Wealthy Australians are locked in for thousands of dollars in indexed extra superannuation tax breaks from July 1, while those on average wages are being threatened with losing the promised small increase in the super guarantee (SG).
The cap for annual concessional super contributions is being increased from $25,000 to $27,500, the cap for non-concessional (after tax) contributions is going up from $100,000 to $110,000, and in the richest windfall of the changes, the tax-free transfer balance cap is jumping by $100,000 to $1.7 million.
For those rich enough to have $1.7 million in super (and, yes, Josephine, if you have $1.7 million in super, you’re in the small privileged minority), that $100,000 increase effectively means another $5000 or more in totally tax-free annual income in the pension phase.
Most people would have to earn an extra $7644 – 13 per cent of the average wage – to receive the same after-tax amount.
For someone on the top income tax rate with the spare cash to be able to take advantage of the increase in concessional contributions, that $2500 increase saves $950 a year in tax.
By comparison, someone on the average wage of about $60,000 a year has been promised a 0.5 per cent increase in the SGL on July 1.
That would result in another $255 in their super fund after the contributions tax. (Which is still more than the average worker would receive if they had a 0.5 per cent pay rise instead.)
If the government doesn’t scrap the legislated phased-in increase of the SG to 12 per cent, the full 2.5 per cent rise would be $1275 extra in super on the average wage – not all that much more than the government is giving in the increased tax break for high-income earners able to make use of it.
It pays to be wealthy
By the nature of the progressive income tax system, concessional contributions are worth more for those on the top tax rates than those on lower incomes.
The superannuation system disproportionately benefits the wealthy.
And you qualify as wealthy if you’re capable of taking advantage of the increase in the non-concessionary contribution cap from $100,000 to $110,000.
While there’s no immediate tax break on the extra $10K, it enters one of the best tax havens on Earth, where it compounds with its earnings only being taxed at 15 per cent and then at nothing at all when in the retirement pension phase under the fat $1.7 million cap.
Sure, the increased caps aren’t limited to those on high incomes – anyone can take advantage of them.
Know anyone on average or median wages capable of topping up their SG with a spare $20K, or being able to build a $1.7 million super account? Me neither.
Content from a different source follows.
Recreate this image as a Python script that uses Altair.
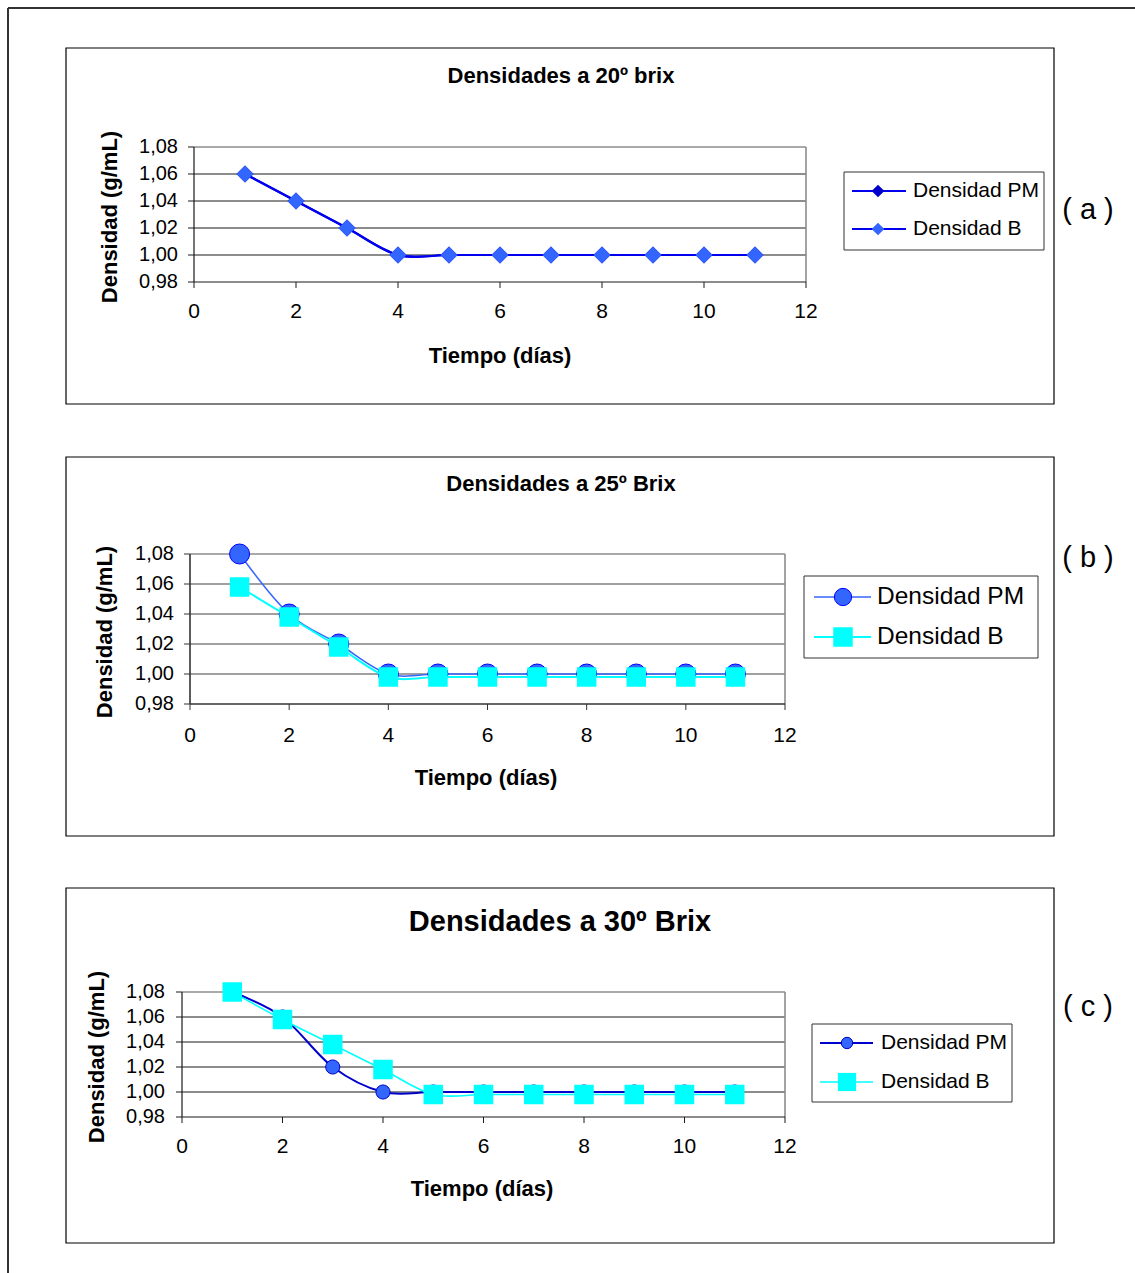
import altair as alt
import pandas as pd

# ---------------- data ----------------
days = [1, 2, 3, 4, 5, 6, 7, 8, 9, 10, 11]
a_pm = [1.06, 1.04, 1.02, 1.00, 1.00, 1.00, 1.00, 1.00, 1.00, 1.00, 1.00]
a_b = [1.06, 1.04, 1.02, 1.00, 1.00, 1.00, 1.00, 1.00, 1.00, 1.00, 1.00]
b_pm = [1.08, 1.04, 1.02, 1.00, 1.00, 1.00, 1.00, 1.00, 1.00, 1.00, 1.00]
b_b = [1.058, 1.038, 1.018, 0.998, 0.998, 0.998, 0.998, 0.998, 0.998, 0.998, 0.998]
c_pm = [1.08, 1.06, 1.02, 1.00, 1.00, 1.00, 1.00, 1.00, 1.00, 1.00, 1.00]
c_b = [1.08, 1.058, 1.038, 1.018, 0.998, 0.998, 0.998, 0.998, 0.998, 0.998, 0.998]

series_names = ["Densidad PM", "Densidad B"]
titles = ["Densidades a 20º brix", "Densidades a 25º Brix", "Densidades a 30º Brix"]
panel_labels = ["( a )", "( b )", "( c )"]
x_title = "Tiempo (días)"
y_title = "Densidad (g/mL)"
x_ticks = [0, 2, 4, 6, 8, 10, 12]
x_tick_labels = ["0", "2", "4", "6", "8", "10", "12"]
y_ticks = [0.98, 1.00, 1.02, 1.04, 1.06, 1.08]
y_tick_labels = ["0,98", "1,00", "1,02", "1,04", "1,06", "1,08"]

FONT = "Liberation Sans"

# ---------------- layout / style per panel ----------------
panels = [
    dict(pm=a_pm, b=a_b,
         box=(66, 48, 1054, 404), xr=(194, 806), yr=(282, 147),
         grid="#1a1a1a", gridw=1, axc="#1a1a1a", axw=1.2,
         tick_fs=20, ydx=-16, xdy=30,
         title_xy=(561, 76), title_fs=22,
         ytitle_xy=(110, 217), xtitle_xy=(500, 356), atitle_fs=22,
         label_xy=(1088, 210),
         pm_line="#0000EE", pm_lw=2.2, b_line="#0000EE", b_lw=2.2,
         pm_shape="diamond", pm_fill="#0000CC", pm_stroke="#0000CC", pm_size=289, pm_sw=0,
         b_shape="diamond", b_fill="#3366FF", b_stroke="#3366FF", b_size=289, b_sw=0,
         leg_box=(844, 172, 1044, 250), leg_rows=(191, 229), leg_line=(852, 906),
         leg_mark=878, leg_text=913, leg_fs=21, leg_pm_size=160, leg_b_size=160),
    dict(pm=b_pm, b=b_b,
         box=(66, 457, 1054, 836), xr=(190, 785), yr=(704, 554),
         grid="#808080", gridw=1.6, axc="#333333", axw=1.6,
         tick_fs=20, ydx=-16, xdy=32,
         title_xy=(561, 484), title_fs=22,
         ytitle_xy=(105, 632), xtitle_xy=(486, 778), atitle_fs=22,
         label_xy=(1088, 558),
         pm_line="#3366FF", pm_lw=1.5, b_line="#00FFFF", b_lw=2,
         pm_shape="circle", pm_fill="#3366FF", pm_stroke="#0000FF", pm_size=400, pm_sw=1,
         b_shape="square", b_fill="#00FFFF", b_stroke="#00FFFF", b_size=380, b_sw=0,
         leg_box=(804, 576, 1038, 658), leg_rows=(597, 637), leg_line=(814, 871),
         leg_mark=843, leg_text=877, leg_fs=24.5, leg_pm_size=300, leg_b_size=380),
    dict(pm=c_pm, b=c_b,
         box=(66, 888, 1054, 1243), xr=(182, 785), yr=(1117, 992),
         grid="#1a1a1a", gridw=1, axc="#1a1a1a", axw=1.2,
         tick_fs=20, ydx=-17, xdy=30,
         title_xy=(560, 922), title_fs=29,
         ytitle_xy=(97, 1057), xtitle_xy=(482, 1189), atitle_fs=22,
         label_xy=(1088, 1007),
         pm_line="#0000CC", pm_lw=2, b_line="#00FFFF", b_lw=1.6,
         pm_shape="circle", pm_fill="#3366FF", pm_stroke="#0000CC", pm_size=200, pm_sw=1,
         b_shape="square", b_fill="#00FFFF", b_stroke="#00FFFF", b_size=380, b_sw=0,
         leg_box=(812, 1024, 1012, 1102), leg_rows=(1043, 1082), leg_line=(820, 873),
         leg_mark=847, leg_text=881, leg_fs=21, leg_pm_size=130, leg_b_size=330),
]

one = alt.Data(values=[{}])


def txt(s, x, y, fs, bold=False, align="center", angle=0):
    kw = dict(text=s, font=FONT, fontSize=fs, align=align, baseline="middle",
              color="black", fontWeight="bold" if bold else "normal")
    if angle:
        kw["angle"] = angle
    return alt.Chart(one).mark_text(**kw).encode(x=alt.value(x), y=alt.value(y))


def build_panel(i, P):
    xs = alt.Scale(domain=[0, 12], range=list(P["xr"]), nice=False, zero=False)
    ys = alt.Scale(domain=[0.98, 1.08], range=list(P["yr"]), nice=False, zero=False)
    L = []
    bx = P["box"]
    # chart-area box
    L.append(alt.Chart(one).mark_rect(fillOpacity=0, stroke="black", strokeWidth=1.2).encode(
        x=alt.value(bx[0]), x2=alt.value(bx[2]), y=alt.value(bx[1]), y2=alt.value(bx[3])))
    # gridlines
    gdf = pd.DataFrame({"v": y_ticks[1:-1]})
    L.append(alt.Chart(gdf).mark_rule(color=P["grid"], strokeWidth=P["gridw"]).encode(
        y=alt.Y("v:Q", scale=ys, axis=None),
        x=alt.XDatum(0, scale=xs, axis=None), x2=alt.X2Datum(12)))
    # plot frame: top & right gray
    L.append(alt.Chart(one).mark_rule(color="#8c8c8c", strokeWidth=1.6).encode(
        y=alt.YDatum(1.08, scale=ys, axis=None),
        x=alt.XDatum(0, scale=xs, axis=None), x2=alt.X2Datum(12)))
    L.append(alt.Chart(one).mark_rule(color="#8c8c8c", strokeWidth=1.6).encode(
        x=alt.XDatum(12, scale=xs, axis=None),
        y=alt.YDatum(0.98, scale=ys, axis=None), y2=alt.Y2Datum(1.08)))
    # axes lines
    L.append(alt.Chart(one).mark_rule(color=P["axc"], strokeWidth=P["axw"]).encode(
        x=alt.XDatum(0, scale=xs, axis=None),
        y=alt.YDatum(0.98, scale=ys, axis=None), y2=alt.Y2Datum(1.08)))
    L.append(alt.Chart(one).mark_rule(color=P["axc"], strokeWidth=P["axw"]).encode(
        y=alt.YDatum(0.98, scale=ys, axis=None),
        x=alt.XDatum(0, scale=xs, axis=None), x2=alt.X2Datum(12)))
    # y ticks
    ydf = pd.DataFrame({"v": y_ticks, "lab": y_tick_labels})
    L.append(alt.Chart(ydf).mark_rule(color=P["axc"], strokeWidth=1, x2Offset=-6).encode(
        y=alt.Y("v:Q", scale=ys, axis=None),
        x=alt.XDatum(0, scale=xs, axis=None), x2=alt.X2Datum(0)))
    L.append(alt.Chart(ydf).mark_text(font=FONT, fontSize=P["tick_fs"], align="right",
                                      baseline="middle", dx=P["ydx"], color="black").encode(
        y=alt.Y("v:Q", scale=ys, axis=None),
        x=alt.XDatum(0, scale=xs, axis=None), text="lab:N"))
    # x ticks
    xdf = pd.DataFrame({"v": x_ticks, "lab": x_tick_labels})
    L.append(alt.Chart(xdf).mark_rule(color=P["axc"], strokeWidth=1, y2Offset=6).encode(
        x=alt.X("v:Q", scale=xs, axis=None),
        y=alt.YDatum(0.98, scale=ys, axis=None), y2=alt.Y2Datum(0.98)))
    L.append(alt.Chart(xdf).mark_text(font=FONT, fontSize=P["tick_fs"] + 1, align="center",
                                      baseline="middle", dy=P["xdy"], color="black").encode(
        x=alt.X("v:Q", scale=xs, axis=None),
        y=alt.YDatum(0.98, scale=ys, axis=None), text="lab:N"))
    # titles
    L.append(txt(titles[i], *P["title_xy"], P["title_fs"], bold=True))
    L.append(txt(y_title, *P["ytitle_xy"], P["atitle_fs"], bold=True, angle=270))
    L.append(txt(x_title, *P["xtitle_xy"], P["atitle_fs"], bold=True))
    L.append(txt(panel_labels[i], *P["label_xy"], 29))
    # data series
    pm_df = pd.DataFrame({"day": days, "val": P["pm"]})
    b_df = pd.DataFrame({"day": days, "val": P["b"]})
    enc = dict(x=alt.X("day:Q", scale=xs, axis=None), y=alt.Y("val:Q", scale=ys, axis=None))
    L.append(alt.Chart(pm_df).mark_line(interpolate="cardinal", color=P["pm_line"],
                                        strokeWidth=P["pm_lw"]).encode(**enc))
    L.append(alt.Chart(pm_df).mark_point(shape=P["pm_shape"], filled=True, fill=P["pm_fill"],
                                         stroke=P["pm_stroke"], strokeWidth=P["pm_sw"],
                                         size=P["pm_size"], opacity=1).encode(**enc))
    L.append(alt.Chart(b_df).mark_line(interpolate="cardinal", color=P["b_line"],
                                       strokeWidth=P["b_lw"]).encode(**enc))
    L.append(alt.Chart(b_df).mark_point(shape=P["b_shape"], filled=True, fill=P["b_fill"],
                                        stroke=P["b_stroke"], strokeWidth=P["b_sw"],
                                        size=P["b_size"], opacity=1).encode(**enc))
    # legend
    lb = P["leg_box"]
    L.append(alt.Chart(one).mark_rect(fill="white", stroke="#333333", strokeWidth=1).encode(
        x=alt.value(lb[0]), x2=alt.value(lb[2]), y=alt.value(lb[1]), y2=alt.value(lb[3])))
    specs = [
        (P["pm_line"], P["pm_lw"], P["pm_shape"], P["pm_fill"], P["pm_stroke"], P["pm_sw"], P["leg_pm_size"]),
        (P["b_line"], P["b_lw"], P["b_shape"], P["b_fill"], P["b_stroke"], P["b_sw"], P["leg_b_size"]),
    ]
    for k, (lc, lw, shp, fc, sc, sw, sz) in enumerate(specs):
        ry = P["leg_rows"][k]
        L.append(alt.Chart(one).mark_rule(color=lc, strokeWidth=lw).encode(
            x=alt.value(P["leg_line"][0]), x2=alt.value(P["leg_line"][1]), y=alt.value(ry)))
        L.append(alt.Chart(one).mark_point(shape=shp, filled=True, fill=fc, stroke=sc,
                                           strokeWidth=sw, size=sz, opacity=1).encode(
            x=alt.value(P["leg_mark"]), y=alt.value(ry)))
        L.append(txt(series_names[k], P["leg_text"], ry, P["leg_fs"], align="left"))
    return L


layers = []
# outer figure frame
layers.append(alt.Chart(one).mark_rule(color="#333333", strokeWidth=2).encode(
    x=alt.value(8), x2=alt.value(1135), y=alt.value(8)))
layers.append(alt.Chart(one).mark_rule(color="#333333", strokeWidth=2).encode(
    x=alt.value(8), y=alt.value(8), y2=alt.value(1273)))
for i, P in enumerate(panels):
    layers.extend(build_panel(i, P))

chart = alt.layer(*layers).resolve_scale(x="independent", y="independent").properties(
    width=1135, height=1273, padding=0, autosize="none", background="white"
).configure_view(stroke=None)

chart.save("out.html", embed_options={"renderer": "svg", "actions": False})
The moral of the story, as always, is that it pays to be wealthy.
The anti-superannuation gang of government backbenchers led (if that’s the right word) by Tim “Franking Credits” Wilson and Andrew “Kill The New Daily” Bragg are devoted to scrapping the SG increase and are trying a number of ruses to do it.
Funny thing though, I haven’t noticed them campaigning to stop increases in the big tax breaks for the well off.